• [Aim of the task]
Without the pictures, output the lines of the material from the very first through the one that holds "56.6, 55.0, 97.6, 38.4, 37.0, 27.8, 42.4, 6.5, 4.9, 12.4]".

Code that draws figures
################

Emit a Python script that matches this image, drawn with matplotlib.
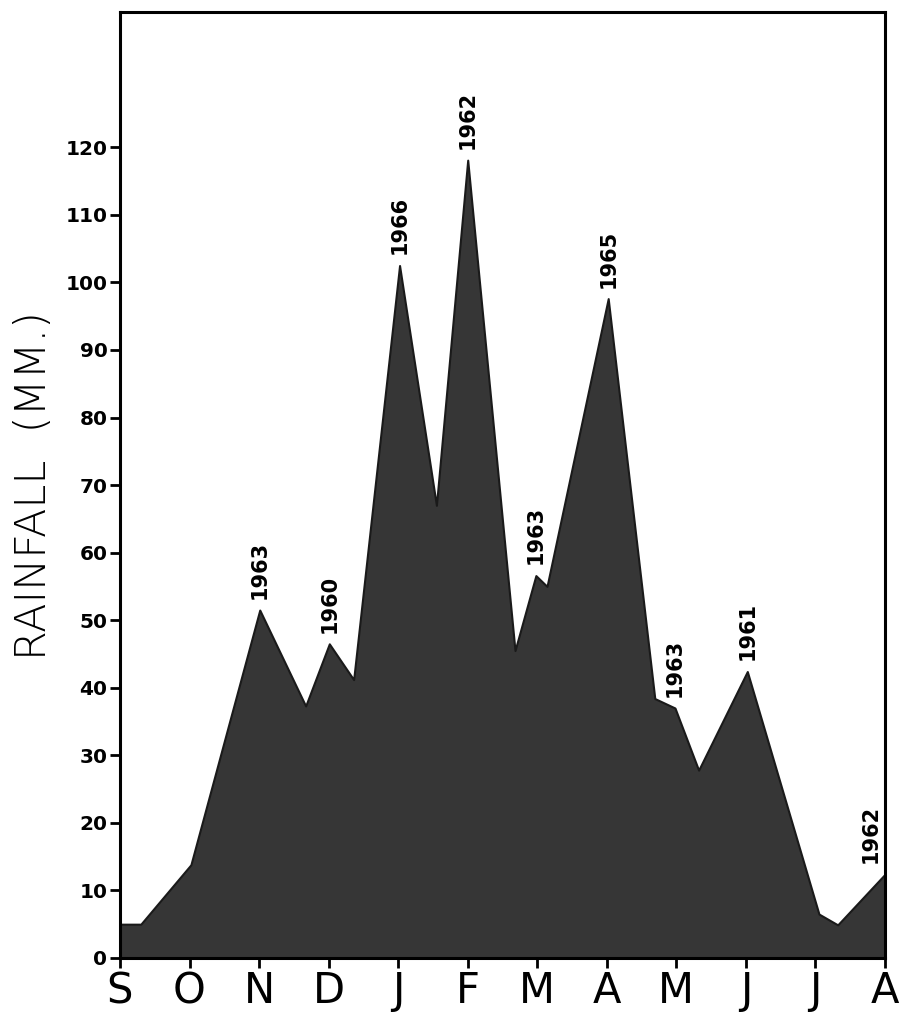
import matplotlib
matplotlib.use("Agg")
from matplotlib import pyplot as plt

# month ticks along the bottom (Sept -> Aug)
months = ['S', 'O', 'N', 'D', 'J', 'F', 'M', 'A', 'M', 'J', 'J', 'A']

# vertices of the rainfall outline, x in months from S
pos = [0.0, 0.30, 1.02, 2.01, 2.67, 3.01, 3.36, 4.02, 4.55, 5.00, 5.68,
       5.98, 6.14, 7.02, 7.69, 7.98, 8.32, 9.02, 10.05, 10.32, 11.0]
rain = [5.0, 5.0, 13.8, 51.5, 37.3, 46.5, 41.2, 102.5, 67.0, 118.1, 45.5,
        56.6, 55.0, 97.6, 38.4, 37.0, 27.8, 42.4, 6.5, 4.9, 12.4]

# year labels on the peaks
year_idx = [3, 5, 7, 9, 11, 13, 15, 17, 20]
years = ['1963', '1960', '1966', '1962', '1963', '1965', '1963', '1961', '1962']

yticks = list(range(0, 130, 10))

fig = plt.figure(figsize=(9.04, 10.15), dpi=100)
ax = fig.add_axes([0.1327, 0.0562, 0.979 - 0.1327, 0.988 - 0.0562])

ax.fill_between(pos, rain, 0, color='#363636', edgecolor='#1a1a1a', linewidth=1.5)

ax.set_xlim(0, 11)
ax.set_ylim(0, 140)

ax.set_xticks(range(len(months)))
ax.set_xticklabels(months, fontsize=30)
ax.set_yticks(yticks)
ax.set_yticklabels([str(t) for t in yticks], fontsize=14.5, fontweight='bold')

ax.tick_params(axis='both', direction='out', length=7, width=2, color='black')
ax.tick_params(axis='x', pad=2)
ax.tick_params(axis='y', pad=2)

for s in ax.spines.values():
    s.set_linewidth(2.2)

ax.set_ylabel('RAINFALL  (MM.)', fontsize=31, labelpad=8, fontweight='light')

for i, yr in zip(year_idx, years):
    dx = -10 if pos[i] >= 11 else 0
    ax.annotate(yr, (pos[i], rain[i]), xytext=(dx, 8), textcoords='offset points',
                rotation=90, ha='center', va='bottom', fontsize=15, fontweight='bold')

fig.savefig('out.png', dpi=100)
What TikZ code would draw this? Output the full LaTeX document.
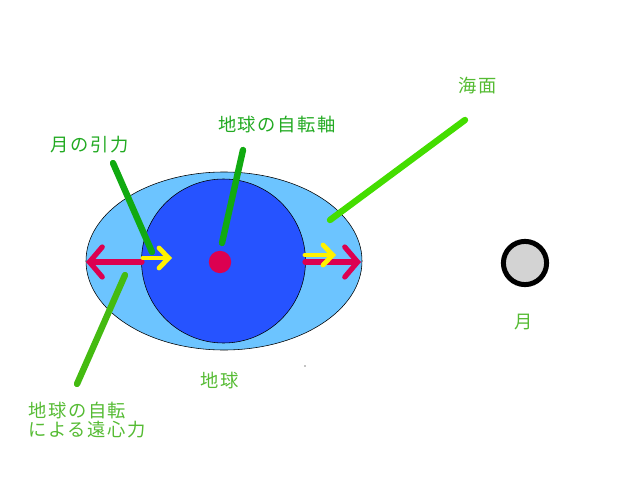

################

• [Task output]
Emit a Python script that matches this image, drawn with matplotlib.
import matplotlib
matplotlib.use("Agg")
from matplotlib import pyplot as plt

# month ticks along the bottom (Sept -> Aug)
months = ['S', 'O', 'N', 'D', 'J', 'F', 'M', 'A', 'M', 'J', 'J', 'A']

# vertices of the rainfall outline, x in months from S
pos = [0.0, 0.30, 1.02, 2.01, 2.67, 3.01, 3.36, 4.02, 4.55, 5.00, 5.68,
       5.98, 6.14, 7.02, 7.69, 7.98, 8.32, 9.02, 10.05, 10.32, 11.0]
rain = [5.0, 5.0, 13.8, 51.5, 37.3, 46.5, 41.2, 102.5, 67.0, 118.1, 45.5,
        56.6, 55.0, 97.6, 38.4, 37.0, 27.8, 42.4, 6.5, 4.9, 12.4]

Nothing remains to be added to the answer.